Some €13 billion in loans will move in the second tranche linked to the 20 next biggest borrowers after the 10 most-indebted borrowers in property development, whose €15.3 billion in loans have already transferred to Nama.
State-owned Anglo Irish Bank will transfer the largest quantity of loans moving just over €8 billion in the second tranche, up from an earlier estimate of €7.3 billion.
Allied Irish Banks (AIB) will transfer €2.5 billion followed by Bank of Ireland with €2 billion and Irish Nationwide Building Society with €500 million, sources said.
The second wave of loans are, like the first tranche, expected to be transferred on a staggered basis over several weekends, with Anglo being the last to move loans.
Nama bosses have said about half the total €81 billion in loans to be acquired from five lenders will be transferred by the end of July.

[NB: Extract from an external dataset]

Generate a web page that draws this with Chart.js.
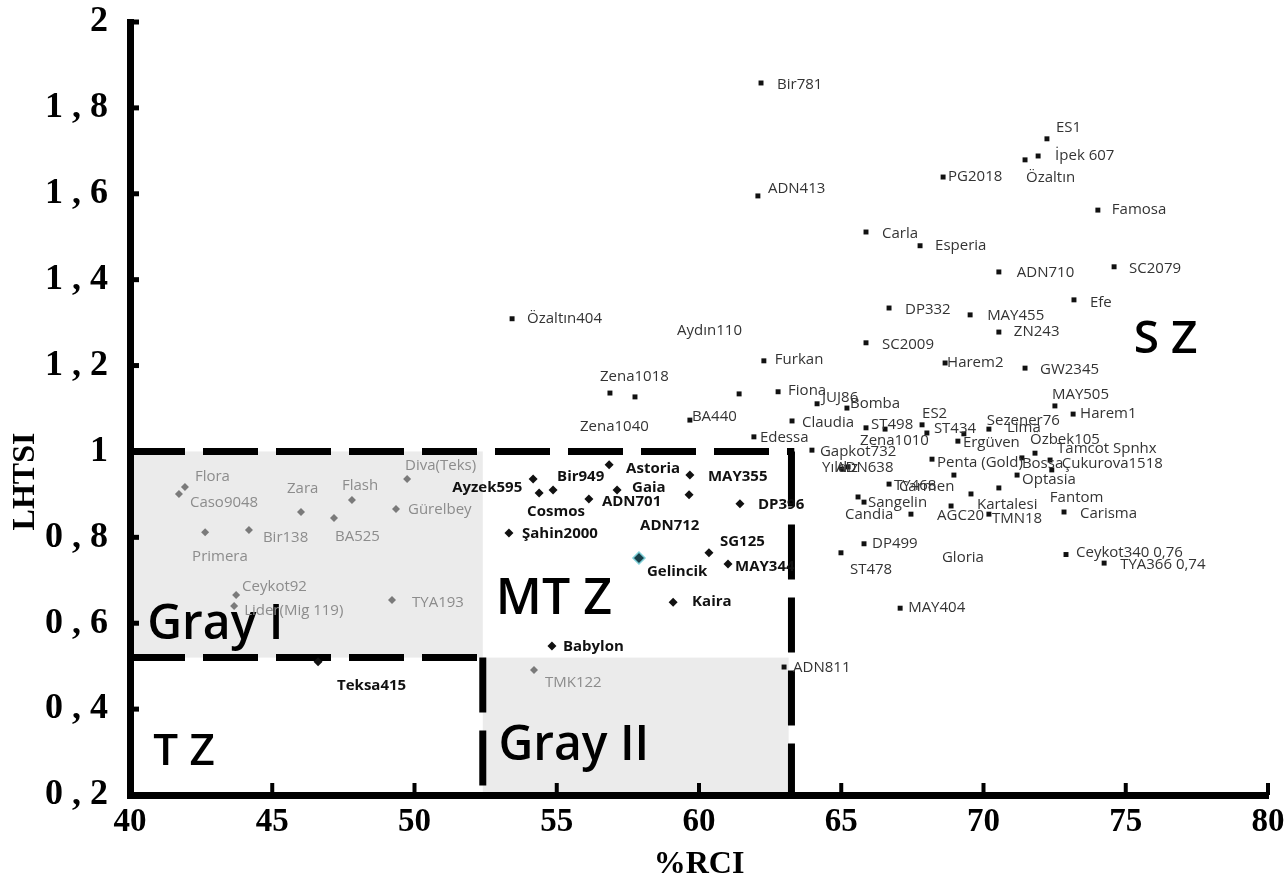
<!DOCTYPE html>
<html>
<head>
<meta charset="utf-8">
<script src="https://cdn.jsdelivr.net/npm/chart.js@4.4.1/dist/chart.umd.min.js"></script>
<style>
  html, body { margin: 0; padding: 0; background: #fff; }
  #wrap { width: 1288px; height: 892px; }
</style>
</head>
<body>
<div id="wrap"><canvas id="chart" width="1288" height="892"></canvas></div>
<script>
// Gray I zone cultivars
const grayNames = ['Flora', 'Caso9048', 'Zara', 'Flash', 'BA525', 'Diva(Teks)', 'Gürelbey', 'Bir138', 'Primera', 'Ceykot92', 'Lider(Mig 119)', 'TYA193', 'TMK122'];
const grayRci   = [41.93, 41.72, 46.01, 47.80, 47.17, 49.74, 49.35, 44.18, 42.64, 43.73, 43.66, 49.21, 54.20];
const grayLhtsi = [0.917, 0.901, 0.859, 0.887, 0.845, 0.936, 0.866, 0.817, 0.812, 0.666, 0.640, 0.654, 0.491];

// MT Z cultivars
const mtzNames = ['Ayzek595', 'Bir949', 'Cosmos', 'Astoria', 'Gaia', 'ADN701', 'MAY355', 'ADN712', 'DP396', 'Şahin2000', 'Gelincik', 'SG125', 'MAY344', 'Kaira', 'Babylon', 'Teksa415'];
const mtzRci   = [54.17, 54.87, 54.38, 56.84, 57.12, 56.13, 59.68, 59.65, 61.44, 53.32, 57.89, 60.35, 61.02, 59.09, 54.83, 46.61];
const mtzLhtsi = [0.936, 0.910, 0.903, 0.969, 0.910, 0.889, 0.945, 0.899, 0.878, 0.810, 0.752, 0.764, 0.738, 0.649, 0.547, 0.510];

// S Z cultivars
const szNames = ['Bir781', 'ADN413', 'ES1', 'İpek 607', 'Özaltın', 'PG2018', 'Famosa', 'Carla', 'Esperia', 'ADN710', 'SC2079', 'Efe', 'DP332', 'MAY455', 'ZN243', 'SC2009', 'Furkan', 'Harem2', 'GW2345', 'Özaltın404', 'Aydın110', 'Zena1018', 'Zena1040', 'BA440', 'Fiona', 'JUJ86', 'Bomba', 'Claudia', 'Edessa', 'Gapkot732', 'ST498', 'Zena1010', 'ES2', 'ST434', 'Sezener76', 'Lima', 'Ergüven', 'Penta (Gold)', 'Carmen', 'TY468', 'ADN638', 'Yıldız', 'Candia', 'Sangelin', 'AGC20', 'Kartalesi', 'TMN18', 'Gloria', 'Optasia', 'Özbek105', 'Tamcot Spnhx', 'Bossa', 'Çukurova1518', 'Fantom', 'Carisma', 'MAY505', 'Harem1', 'Ceykot340 0,76', 'TYA366 0,74', 'DP499', 'ST478', 'MAY404', 'ADN811'];
const szRci   = [62.18, 62.07, 72.23, 71.92, 71.46, 68.58, 74.02, 65.87, 67.77, 70.54, 74.59, 73.18, 66.68, 69.53, 70.54, 65.87, 62.28, 68.65, 71.46, 53.43, 61.41, 56.87, 57.75, 59.68, 62.78, 64.15, 65.20, 63.27, 61.93, 63.97, 65.87, 66.54, 67.84, 68.01, 69.31, 70.19, 69.10, 68.19, 68.96, 66.68, 65.24, 65.03, 65.59, 65.80, 68.86, 69.56, 70.19, 67.45, 71.18, 71.81, 72.34, 71.35, 72.40, 70.54, 72.83, 72.51, 73.15, 72.90, 74.24, 65.80, 64.99, 67.07, 62.99];
const szLhtsi = [1.858, 1.595, 1.728, 1.688, 1.679, 1.639, 1.562, 1.511, 1.479, 1.418, 1.430, 1.353, 1.334, 1.318, 1.278, 1.253, 1.211, 1.206, 1.194, 1.309, 1.134, 1.136, 1.127, 1.073, 1.139, 1.111, 1.101, 1.071, 1.034, 1.003, 1.055, 1.052, 1.062, 1.043, 1.041, 1.052, 1.024, 0.982, 0.945, 0.924, 0.964, 0.959, 0.894, 0.882, 0.873, 0.901, 0.854, 0.854, 0.945, 0.996, 0.980, 0.985, 0.957, 0.915, 0.859, 1.106, 1.087, 0.76, 0.74, 0.785, 0.764, 0.635, 0.498];

// zone boundaries (data units)
const grayOneBox = [40, 52.4, 0.52, 1.0];
const grayTwoBox = [52.4, 63.15, 0.2, 0.52];
const zoneLabels = ['S Z', 'MT Z', 'Gray I', 'T Z', 'Gray II'];
const zoneLabelRci = [76.4, 54.9, 43.0, 41.9, 55.6];
const zoneLabelLhtsi = [1.26, 0.655, 0.595, 0.298, 0.313];

// label nudges in px [dx, dy], default is right of the point
const labelNudge = {
  'Flora': [10, -10], 'Caso9048': [11, 9], 'Zara': [-14, -23], 'Flash': [-10, -14], 'BA525': [1, 19],
  'Diva(Teks)': [-2, -13], 'Gürelbey': [12, 1], 'Bir138': [14, 8], 'Primera': [-13, 25], 'Ceykot92': [6, -8],
  'Lider(Mig 119)': [10, 5], 'TYA193': [20, 3], 'TMK122': [11, 13],
  'Ayzek595': [-81, 9], 'Bir949': [4, -13], 'Cosmos': [-12, 19], 'Astoria': [17, 4], 'Gaia': [15, -2],
  'ADN701': [13, 3], 'MAY355': [18, 2], 'ADN712': [-49, 31], 'DP396': [18, 1], 'Şahin2000': [13, 1],
  'Gelincik': [8, 14], 'SG125': [11, -11], 'MAY344': [7, 3], 'Kaira': [19, 0], 'Babylon': [11, 1], 'Teksa415': [19, 24],
  'Bir781': [16, 2], 'ADN413': [10, -7], 'ES1': [9, -11], 'İpek 607': [17, 0], 'Özaltın': [1, 18], 'PG2018': [5, 0],
  'Famosa': [14, 0], 'Carla': [16, 2], 'Esperia': [15, 0], 'ADN710': [18, 1], 'SC2079': [15, 2], 'Efe': [16, 3],
  'DP332': [16, 2], 'MAY455': [17, 1], 'ZN243': [15, 0], 'SC2009': [16, 2], 'Furkan': [11, -1], 'Harem2': [2, 0],
  'GW2345': [15, 2], 'Özaltın404': [15, 0], 'Aydın110': [-62, -63], 'Zena1018': [-10, -16], 'Zena1040': [-55, 30],
  'BA440': [2, -3], 'Fiona': [10, -1], 'JUJ86': [5, -6], 'Bomba': [3, -4], 'Claudia': [10, 2], 'Edessa': [6, 1],
  'Gapkot732': [8, 2], 'ST498': [5, -3], 'Zena1010': [-25, 12], 'ES2': [0, -11], 'ST434': [7, -4],
  'Sezener76': [23, -13], 'Lima': [18, -1], 'Ergüven': [5, 2], 'Penta (Gold)': [5, 4], 'Carmen': [-55, 12],
  'TY468': [5, 2], 'ADN638': [-12, 1], 'Yıldız': [-20, -1], 'Candia': [-13, 18], 'Sangelin': [4, 1],
  'AGC20': [-14, 10], 'Kartalesi': [6, 11], 'TMN18': [3, 5], 'Gloria': [31, 44], 'Optasia': [5, 5],
  'Özbek105': [-5, -13], 'Tamcot Spnhx': [7, -11], 'Bossa': [0, 6], 'Çukurova1518': [10, -6], 'Fantom': [51, 10],
  'Carisma': [16, 2], 'MAY505': [-3, -11], 'Harem1': [7, 0], 'Ceykot340 0,76': [10, -2], 'TYA366 0,74': [16, 2],
  'DP499': [8, 0], 'ST478': [9, 17], 'MAY404': [8, 0], 'ADN811': [9, 1]
};

function toPoints(xs, ys) {
  return xs.map((x, i) => ({ x: x, y: ys[i] }));
}

// "1,8" style labels, the source sets them wide
const fmtComma = v => String(Math.round(v * 10) / 10).replace('.', ' , ');

const serif = '"Liberation Serif", "Times New Roman", serif';

// gray zones under everything
const zonesPlugin = {
  id: 'zones',
  beforeDraw(chart) {
    const { ctx, scales: { x, y } } = chart;
    ctx.save();
    ctx.fillStyle = '#ebebeb';
    [grayOneBox, grayTwoBox].forEach(b => {
      const x0 = x.getPixelForValue(b[0]), x1 = x.getPixelForValue(b[1]);
      const y0 = y.getPixelForValue(b[3]), y1 = y.getPixelForValue(b[2]);
      ctx.fillRect(x0, y0, x1 - x0, y1 - y0);
    });
    ctx.restore();
  },
  beforeDatasetsDraw(chart) {
    const { ctx, scales: { x, y } } = chart;
    ctx.save();
    // inward tick marks
    ctx.strokeStyle = '#000';
    ctx.lineWidth = 5;
    y.ticks.forEach(t => {
      const py = y.getPixelForValue(t.value);
      ctx.beginPath(); ctx.moveTo(x.left - 2, py); ctx.lineTo(x.left + 9, py); ctx.stroke();
    });
    ctx.lineWidth = 4;
    x.ticks.forEach(t => {
      const px = x.getPixelForValue(t.value);
      ctx.beginPath(); ctx.moveTo(px, y.bottom); ctx.lineTo(px, y.bottom - 12); ctx.stroke();
    });
    // dashed zone borders
    ctx.lineWidth = 7;
    ctx.setLineDash([55, 18]);
    const line = (xa, ya, xb, yb) => {
      ctx.beginPath();
      ctx.moveTo(x.getPixelForValue(xa), y.getPixelForValue(ya));
      ctx.lineTo(x.getPixelForValue(xb), y.getPixelForValue(yb));
      ctx.stroke();
    };
    line(40, 1.0, grayTwoBox[1] + 0.2, 1.0);
    line(grayTwoBox[1] + 0.1, 1.0, grayTwoBox[1] + 0.1, 0.2);
    line(40, 0.52, grayOneBox[1], 0.52);
    line(grayOneBox[1], 0.52, grayOneBox[1], 0.2);
    ctx.setLineDash([]);
    // zone names
    ctx.fillStyle = '#000';
    ctx.textAlign = 'center';
    ctx.textBaseline = 'middle';
    const sizes = [46, 50, 48, 44, 48];
    zoneLabels.forEach((t, i) => {
      ctx.font = '600 ' + sizes[i] + 'px "Open Sans"';
      ctx.fillText(t, x.getPixelForValue(zoneLabelRci[i]), y.getPixelForValue(zoneLabelLhtsi[i]));
    });
    // y axis title, sits lower than the axis middle in the source
    ctx.save();
    ctx.translate(26, y.getPixelForValue(0.93));
    ctx.rotate(-Math.PI / 2);
    ctx.font = 'bold 32px ' + serif;
    ctx.fillText('LHTSI', 0, 0);
    ctx.restore();
    ctx.restore();
  }
};

// cultivar names next to the points
const namesPlugin = {
  id: 'names',
  afterDatasetsDraw(chart) {
    const { ctx } = chart;
    ctx.save();
    ctx.textBaseline = 'middle';
    ctx.textAlign = 'left';
    chart.data.datasets.forEach((ds, di) => {
      const meta = chart.getDatasetMeta(di);
      ctx.font = ds.labelFont;
      ctx.fillStyle = ds.labelColor;
      meta.data.forEach((pt, i) => {
        const name = ds.names[i];
        const n = labelNudge[name] || [10, 0];
        ctx.fillText(name, pt.x + n[0], pt.y + n[1]);
      });
    });
    ctx.restore();
  }
};

new Chart(document.getElementById('chart'), {
  type: 'scatter',
  data: {
    datasets: [
      {
        names: grayNames,
        data: toPoints(grayRci, grayLhtsi),
        pointStyle: 'rectRot',
        pointRadius: 4,
        backgroundColor: '#7a7a7a',
        borderColor: '#7a7a7a',
        borderWidth: 0,
        labelFont: '15px "Open Sans"',
        labelColor: '#8c8c8c'
      },
      {
        names: mtzNames,
        data: toPoints(mtzRci, mtzLhtsi),
        pointStyle: 'rectRot',
        pointRadius: ctx => mtzNames[ctx.dataIndex] === 'Gelincik' ? 6 : 4.5,
        backgroundColor: ctx => mtzNames[ctx.dataIndex] === 'Gelincik' ? '#17404a' : '#111',
        borderColor: ctx => mtzNames[ctx.dataIndex] === 'Gelincik' ? '#7fd0d8' : '#111',
        borderWidth: ctx => mtzNames[ctx.dataIndex] === 'Gelincik' ? 1.5 : 0,
        labelFont: 'bold 15px "Open Sans"',
        labelColor: '#111'
      },
      {
        names: szNames,
        data: toPoints(szRci, szLhtsi),
        pointStyle: 'rect',
        pointRadius: 3.5,
        backgroundColor: '#111',
        borderColor: '#111',
        borderWidth: 0,
        labelFont: '15px "Open Sans"',
        labelColor: '#333'
      }
    ]
  },
  options: {
    responsive: false,
    animation: false,
    events: [],
    layout: { padding: { top: 22, right: 20, left: 0, bottom: 0 } },
    plugins: { legend: { display: false }, tooltip: { enabled: false } },
    scales: {
      x: {
        type: 'linear',
        min: 40,
        max: 80,
        ticks: { stepSize: 5, color: '#000', font: { family: serif, weight: 'bold', size: 33 }, padding: 0, maxRotation: 0 },
        grid: { display: false },
        border: { display: true, color: '#000', width: 7 },
        title: { display: true, text: '%RCI', color: '#000', font: { family: serif, weight: 'bold', size: 32 }, padding: { top: 0, bottom: 8 } },
        afterFit: s => { s.height = 97; }
      },
      y: {
        type: 'linear',
        min: 0.2,
        max: 2,
        ticks: { stepSize: 0.2, color: '#000', font: { family: serif, weight: 'bold', size: 36, lineHeight: 0.01 }, padding: 14, callback: v => fmtComma(v) },
        grid: { display: false },
        border: { display: true, color: '#000', width: 7 },
        afterFit: s => { s.width = 130; }
      }
    }
  },
  plugins: [zonesPlugin, namesPlugin]
});
</script>
</body>
</html>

In a separate development, the Financial Regulator will start its assessment of the capital required by Irish Life & Permanent within weeks, stress-testing the group’s €40 billion mortgages as the company drafts a restructuring plan which must be approved by the European Commission. The regulator’s review will be completed over several months.
The regulator has yet to carry a so-called Prudential Capital Assessment Review (PCAR) on the company as it has not received any capital from the Government and the company is not participating in Nama.
IL&P is going to require about €900 million to meet the regulator’s new capital levels – of which it plans to raise €700 million from shareholders when it has a proposal to offload the company’s bank division, Permanent TSB, in a consolidation of the banking sector.
Anglo has not yet been subjected to a PCAR as discussions are ongoing on a restructuring plan.
The regulator also has to carry out a similar review on Irish Nationwide Building Society.